A seleninic acid is an organoselenium compound and an oxoacid with the general formula RSeO2H, where R ≠ H. It is a member of the family of organoselenium oxoacids, which also includes selenenic acids and selenonic acids, which are RSeOH and RSeO3H, respectively. The parent member of this family of compounds is methaneseleninic acid (CH3SeO2H), also known as methylseleninic acid or "MSA".

Reactions and applications in synthesis
Seleninic acids (particularly areneseleninic acids) are useful catalysts for hydrogen peroxide epoxidations, Baeyer–Villiger oxidations, oxidations of thioethers, etc.; peroxyseleninic acids (RSe(O)OOH) are thought to be the active oxidants.

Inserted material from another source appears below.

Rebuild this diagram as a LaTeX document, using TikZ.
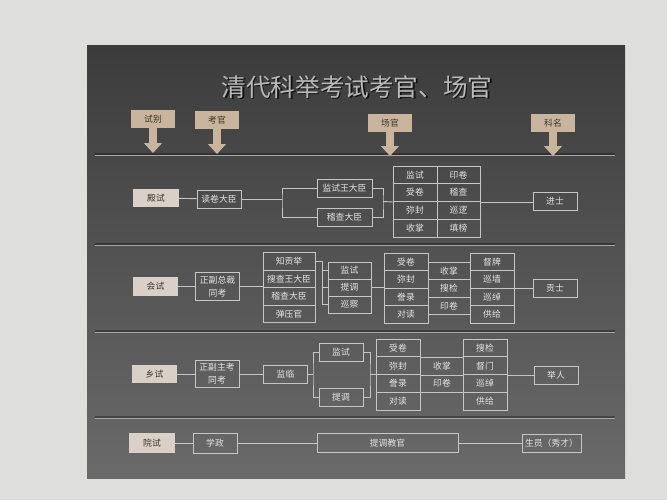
\documentclass[tikz,border=0pt]{standalone}
\usepackage{fontspec}
\setmainfont{Noto Sans CJK SC}
\usetikzlibrary{arrows.meta,positioning}
\definecolor{wall}{HTML}{DEDEDC}
\definecolor{boardtop}{HTML}{3C3C3C}
\definecolor{boardbot}{HTML}{6A6A6A}
\definecolor{linec}{HTML}{C6C6C6}
\definecolor{txtc}{HTML}{E4E4E4}
\definecolor{headc}{HTML}{C9B59C}
\definecolor{tagc}{HTML}{D9D1C7}
\definecolor{darktxt}{HTML}{3A3430}

\begin{document}
\begin{tikzpicture}[x=0.03cm,y=-0.03cm]
    \tikzstyle{every node}=[font=\fontsize{7.5}{9}\selectfont, inner sep=0pt]
    \tikzstyle{box}=[draw=linec, line width=0.8pt, text=txtc, minimum width=1.32cm, minimum height=0.54cm]
    \tikzstyle{cell}=[box, minimum height=0.5325cm]
    \tikzstyle{tag}=[fill=tagc, text=darktxt, minimum width=1.36cm, minimum height=0.55cm]
    \tikzstyle{head}=[fill=headc, text=darktxt, minimum width=1.3cm, minimum height=0.52cm]
    \tikzstyle{link}=[draw=linec, line width=0.8pt]
    \tikzstyle{fat}=[draw=headc, line width=7pt, -{Triangle[width=15pt,length=8.5pt]}]

    \useasboundingbox (0,0) rectangle (667,500);
    \fill[wall] (0,0) rectangle (667,500);
    \shade[top color=boardtop, bottom color=boardbot] (87,45) rectangle (625,478);
    \foreach \y in {155,245,332,418} {
        \draw[black, opacity=0.3, line width=1.4pt] (95,{\y-1}) -- (615,{\y-1});
        \draw[gray!70, line width=0.5pt] (95,{\y+0.5}) -- (615,{\y+0.5});
    }

    % title
    \node (tsh) [font=\fontsize{21}{21}\selectfont, text=black, opacity=0.7] at (358.5,88.5) {清代科举考试考官、场官};
    \node (title) [font=\fontsize{21}{21}\selectfont, text=gray!55] at (357,87) {清代科举考试考官、场官};

    % column heads
    \node[head] (sb) at (153,119) {试别};
    \node[head] (kg) at (217,120) {考官};
    \node[head] (cg) at (390,123) {场官};
    \node[head] (km) at (553,123) {科名};
    \coordinate (sb0) at (153,153);
    \coordinate (kg0) at (217,154);
    \coordinate (cg0) at (390,156);
    \coordinate (km0) at (553,156);
    \draw[fat] (sb.south) -- (sb0);
    \draw[fat] (kg.south) -- (kg0);
    \draw[fat] (cg.south) -- (cg0);
    \draw[fat] (km.south) -- (km0);

    % 殿试
    \node[tag] (ds) at (156,198) {殿试};
    \node[box] (dj) at (219,199) {读卷大臣};
    \node[box, minimum width=1.65cm] (djw) at (344.5,188) {监试王大臣};
    \node[box, minimum width=1.65cm] (djc) at (344.5,217.5) {稽查大臣};
    \foreach \a/\b [count=\i] in {监试/印卷,受卷/稽查,弥封/巡逻,收掌/填榜} {
        \node[cell] (dl\i) at (415,{157.125+17.75*\i}) {\a};
        \node[cell, minimum width=1.29cm] (dr\i) at (458.5,{157.125+17.75*\i}) {\b};
    }
    \node[box] (jsh) at (555,201.5) {进士};
    \coordinate (dk) at (282,199);
    \coordinate (dm) at (383,201.5);
    \draw[link] (ds) -- (dj);
    \draw[link] (dj) -- (dk);
    \draw[link] (djw.west) -| (dk) |- (djc.west);
    \draw[link] (djw.east) -| (dm) |- (djc.east);
    \draw[link] (dm) -- (dl2.south west);
    \draw[link] (dr2.south east) -- (dr2.south east -| jsh.west);

    % 会试
    \node[tag] (hs) at (155.5,286.5) {会试};
    \node[box, minimum height=0.84cm, align=center, font=\fontsize{7.5}{11}\selectfont] (hz) at (217.5,286.5) {正副总裁\\同考};
    \foreach \t [count=\i] in {知贡举,搜查王大臣,稽查大臣,弹压官}
        \node[cell, minimum width=1.56cm, minimum height=0.525cm] (ha\i) at (289,{243.75+17.5*\i}) {\t};
    \foreach \t [count=\i] in {监试,提调,巡察}
        \node[cell, minimum width=1.29cm, minimum height=0.51cm] (hb\i) at (349.5,{253.5+17*\i}) {\t};
    \foreach \t [count=\i] in {受卷,弥封,誊录,对读}
        \node[cell, minimum height=0.525cm] (hc\i) at (406,{244.5+17.5*\i}) {\t};
    \foreach \t [count=\i] in {督牌,巡墙,巡绰,供给}
        \node[cell, minimum height=0.525cm] (he\i) at (492,{244.5+17.5*\i}) {\t};
    \foreach \t [count=\i] in {收掌,搜检,印卷}
        \node[text=txtc] (hd\i) at (449,{253.25+17.5*\i}) {\t};
    \node[box] (gs) at (555,288.25) {贡士};
    \coordinate (hk) at (322,261.25);
    \draw[link] (hs) -- (hz);
    \draw[link] (hz.east) -- (hz.east -| ha1.west);
    \draw[link] (ha1.east) -- (hk) |- (hb3.west);
    \draw[link] (hk |- hb1) -- (hb1.west);
    \draw[link] (hk |- hb2) -- (hb2.west);
    \draw[link] (hb2.east) -- (hb2.east -| hc1.west);
    \foreach \i in {1,...,4}
        \draw[link] (hc\i.east) -- (he\i.west);
    \draw[link] (he2.south east) -- (he2.south east -| gs.west);

    % 乡试
    \node[tag] (xs) at (154.5,374) {乡试};
    \node[box, minimum height=0.8cm, align=center, font=\fontsize{7.5}{11}\selectfont] (xz) at (217,374) {正副主考\\同考};
    \node[box] (xl) at (285.5,374) {监临};
    \node[box] (xj) at (341,352) {监试};
    \node[box] (xt) at (341,397) {提调};
    \foreach \t [count=\i] in {受卷,弥封,誊录,对读}
        \node[cell] (xc\i) at (398,{330.25+17.75*\i}) {\t};
    \foreach \t [count=\i] in {搜检,督门,巡绰,供给}
        \node[cell] (xe\i) at (485,{330.25+17.75*\i}) {\t};
    \node[text=txtc] (xd1) at (442,365.75) {收掌};
    \node[text=txtc] (xd2) at (442,383.5) {印卷};
    \node[box] (jr) at (556,375.5) {举人};
    \coordinate (xk) at (313,374);
    \coordinate (xm) at (370,374.6);
    \draw[link] (xs) -- (xz);
    \draw[link] (xz) -- (xl);
    \draw[link] (xl) -- (xk);
    \draw[link] (xj.west) -| (xk) |- (xt.west);
    \draw[link] (xj.east) -| (xm) |- (xt.east);
    \draw[link] (xm) -- (xm -| xc1.west);
    \foreach \i in {1,2,3}
        \draw[link] (xc\i.south east) -- (xe\i.south west);
    \draw[link] (xe2.south east) -- (xe2.south east -| jr.west);

    % 院试
    \node[tag, minimum height=0.6cm] (ys) at (152,443) {院试};
    \node[box, minimum height=0.6cm] (yx) at (215,443) {学政};
    \node[box, minimum width=4.23cm, minimum height=0.57cm] (yt) at (387.5,443) {提调教官};
    \node[box, minimum width=1.77cm] (sy) at (551.5,443) {生员（秀才）};
    \draw[link] (ys) -- (yx);
    \draw[link] (yx) -- (yt);
    \draw[link] (yt) -- (sy);
\end{tikzpicture}
\end{document}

Structure, bonding, properties
Methaneseleninic acid has been characterized by X-ray crystallography. The configuration about the selenium atom is pyramidal, with Se-C = 1.925(8) Å, Se-O = 1.672(7) Å, Se-OH = 1.756(7) Å, the angle OSeO = 103.0(3)°, the angle HO-Se-C = 93.5(3)°, and the angle OSeC = 101.4(3)°. The structure is isomorphous to that of methanesulfinic acid 

Benzeneseleninic acid (C6H5SeO2H) had been previously characterized by X-ray methods and its optical resolution reported.